2017 documentary film directed by Giacomo Durzi

Ferrante Fever is a documentary film about Italian writer Elena Ferrante, directed by Giacomo Durzi.

== Reception ==
On Rotten Tomatoes, the film holds an approval rating of 47% based on 15 reviews, with an average rating of 4.5/10. According to Metacritic, which assigned a weighted average score of 52 out of 100 based on 6 critics, the film received "mixed or average reviews".

Leslie Felperin of The Guardian called it an "enticing portrayal". Frank Scheck of The Hollywood Reporter wrote, "Ferrante Fever delivers a fan-friendly examination of the novelist and her works, and what it lacks in depth it more than makes up for with enthusiasm".
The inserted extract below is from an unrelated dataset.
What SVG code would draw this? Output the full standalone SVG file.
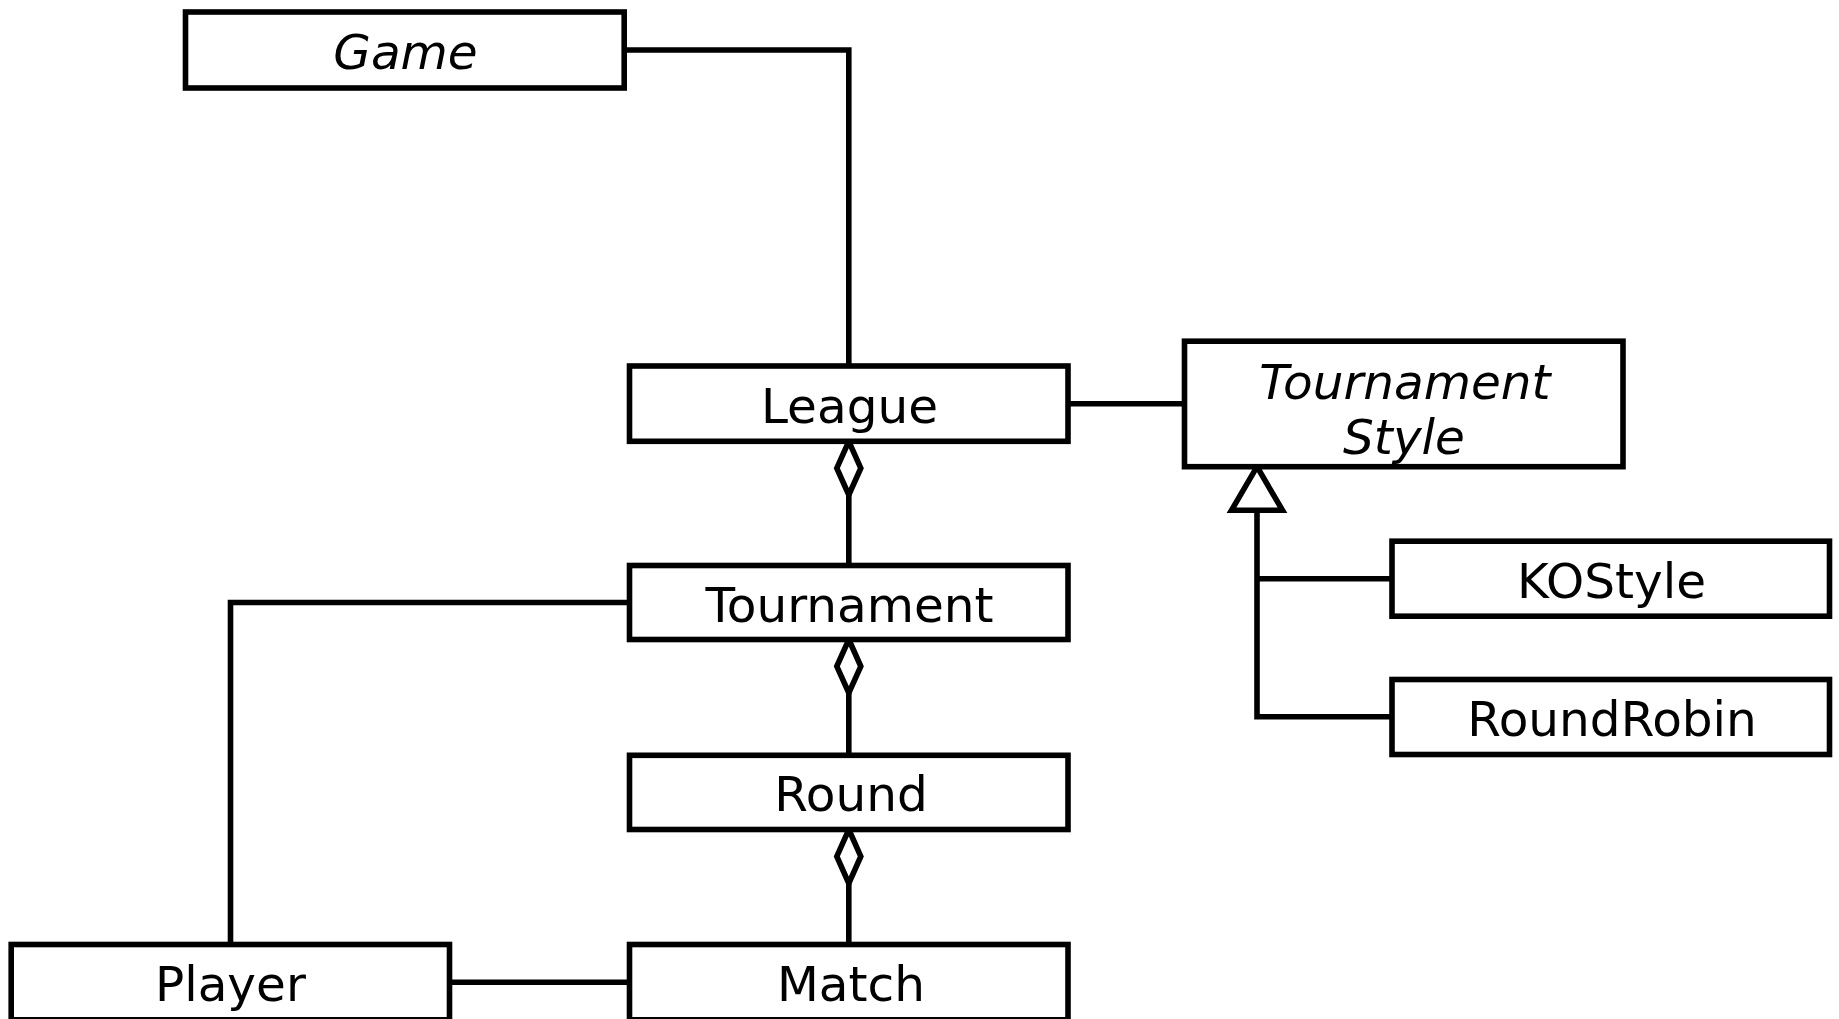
<svg xmlns="http://www.w3.org/2000/svg" width="1839" height="1019" viewBox="0 0 1839 1019">
<style>
.box{fill:#fff;stroke:#000;stroke-width:5.6}
.lbl{font-family:"DejaVu Sans","Liberation Sans",sans-serif;font-size:48.5px;fill:#000;text-anchor:middle}
.it{font-style:italic}
.con{fill:none;stroke:#000;stroke-width:5.6}
.head{fill:#fff;stroke:#000;stroke-width:5.6;stroke-linejoin:miter}
</style>
<rect width="1839" height="1019" fill="#fff"/>
<g id="connectors">
<path class="con" d="M624.2 50 H848.8 V366"/>
<path class="con" d="M1068 403.7 H1184.5"/>
<path class="con" d="M848.8 495 V565.5"/>
<path class="head" d="M848.8 441.3 L860.8 468.2 L848.8 495 L836.8 468.2 Z"/>
<path class="con" d="M848.8 693 V755.3"/>
<path class="head" d="M848.8 639.5 L860.8 666.3 L848.8 693 L836.8 666.3 Z"/>
<path class="con" d="M848.8 883.3 V944.5"/>
<path class="head" d="M848.8 829.5 L860.8 856.4 L848.8 883.3 L836.8 856.4 Z"/>
<path class="con" d="M629.5 602.5 H230.5 V944.5"/>
<path class="con" d="M449.5 982.2 H629.5"/>
<path class="con" d="M1257 510.3 V716.8 H1392"/>
<path class="con" d="M1257 578.7 H1392"/>
<path class="head" d="M1257 466.7 L1282.5 510.3 L1231.5 510.3 Z"/>
</g>
<g id="game"><rect class="box" x="185.5" y="12" width="438.7" height="76"/><text class="lbl it" x="405.5" y="68.5">Game</text></g>
<g id="league"><rect class="box" x="629.5" y="366" width="438.5" height="75.3"/><text class="lbl" x="849.5" y="423">League</text></g>
<g id="tournament-style"><rect class="box" x="1184.5" y="341.2" width="438.5" height="125.5"/><text class="lbl it" x="1405" y="398.5">Tournament</text><text class="lbl it" x="1404" y="453.5">Style</text></g>
<g id="tournament"><rect class="box" x="629.5" y="565.5" width="438.5" height="74"/><text class="lbl" x="849.5" y="621.5">Tournament</text></g>
<g id="round"><rect class="box" x="629.5" y="755.3" width="438.5" height="74.2"/><text class="lbl" x="851" y="811">Round</text></g>
<g id="match"><rect class="box" x="629.5" y="944.5" width="438.5" height="75.3"/><text class="lbl" x="851" y="1001">Match</text></g>
<g id="player"><rect class="box" x="11.2" y="944.5" width="438.3" height="75.3"/><text class="lbl" x="230.4" y="1001">Player</text></g>
<g id="kostyle"><rect class="box" x="1392" y="541.2" width="437.5" height="75"/><text class="lbl" x="1611.5" y="597.5">KOStyle</text></g>
<g id="roundrobin"><rect class="box" x="1392" y="679.5" width="437.5" height="75"/><text class="lbl" x="1612" y="736">RoundRobin</text></g>
</svg>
The Timess chief film critic Kevin Maher panned the film in his 1-star review, writing, "The overall impression is of a clueless film toadying up to an uninterested novelist". Robert Abele of the Los Angeles Times noticed that the film was "unlikely to satisfy your literary curiosity". Andrew Lapin of NPR criticized the film for having "almost no narrative structure, which is not the sort of thing you want to say about anything associated with the biggest name in modern fiction". Jennifer Szalai of The New York Times deemed the film "bland", concluding, "It quickly becomes clear that the time it takes to sit through this padded mash note would be better spent immersed in Ferrante's mesmerizing work instead".